The VersaStack Unified design incorporates an IP and FC-based storage solution that supports file access using NFS, and block access using FC. The solution provides a 10GbE-enabled, 40GbE-capable ethernet fabric defined by ethernet uplinks from the Cisco UCS Fabric Interconnects and from IBM Storwize V7000 storage connected to the Cisco Nexus switches through the V7000 file modules.

The Cisco Nexus design also incorporates an 8Gb-enabled, 16Gb-capable FC fabric for block access, defined by FC uplinks from the IBM Storwize V7000 control enclosure to the Cisco Nexus switches through Cisco MDS switches.

The Cisco Nexus 9000 design can be deployed with a dedicated SAN switching environment, or requiring no direct Fibre Channel connectivity using iSCSI for the SAN protocol.

Validated System Hardware Components

The following components are required to deploy this VersaStack All Flash design:

·         Cisco Unified Compute System

·         Cisco Nexus 9372PX Series Switch

·         Cisco MDS 9148S Series Switch

·         IBM FlashSystem V9000 with 16GB fibre channel adapters for cluster connectivity and 8GB fibre channel adapters for the host connectivity.

·         VMware vSphere 5.5 U2

Cisco Unified Computing System

The Cisco Unified Computing System is a next-generation solution for blade and rack server computing.

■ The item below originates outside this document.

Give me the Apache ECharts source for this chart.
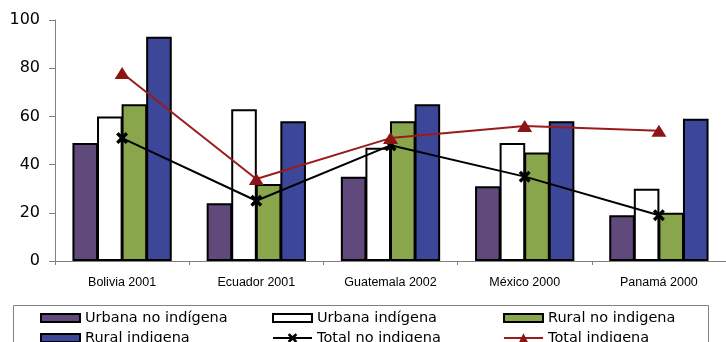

The system integrates a low-latency, lossless 10 Gigabit Ethernet unified network fabric with enterprise-class, x86-architecture servers. The system is an integrated, scalable, multi-chassis platform in which all resources participate in a unified management domain. The Cisco Unified Computing System accelerates the delivery of new services simply, reliably, and securely through end-to-end provisioning and migration support for both virtualized and non-virtualized systems.

The Cisco Unified Computing System consists of the following components:

·         Cisco UCS Manager (http://www.cisco.com/en/US/products/ps10281/index.html) provides unified, embedded management of all software and hardware components in the Cisco Unified Computing System.

·         Cisco UCS 6200 Series Fabric Interconnects (http://www.cisco.com/en/US/products/ps11544/index.html) is a family of line-rate, low-latency, lossless, 10-Gbps Ethernet and Fibre Channel over Ethernet interconnect switches providing the management and communication backbone for the Cisco Unified Computing System.

·         Cisco UCS 5100 Series Blade Server Chassis (http://www.cisco.com/en/US/products/ps10279/index.html) supports up to eight blade servers and up to two fabric extenders in a six-rack unit (RU) enclosure.

·         Cisco UCS B-Series Blade Servers (http://www.cisco.com/c/en/us/products/servers-unified-computing/ucs-b-series-blade-servers/index.html) increase performance, efficiency, versatility and productivity with these Intel based blade servers.

·         Cisco UCS C-Series Rack Mount Server (http://www.cisco.com/en/US/products/ps10493/index.html) deliver unified computing in an industry-standard form factor to reduce total cost of ownership and increase agility.

·         Cisco UCS Adapters (http://www.cisco.com/en/US/products/ps10277/prod_module_series_home.html) wire-once architecture offers a range of options to converge the fabric, optimize virtualization and simplify management.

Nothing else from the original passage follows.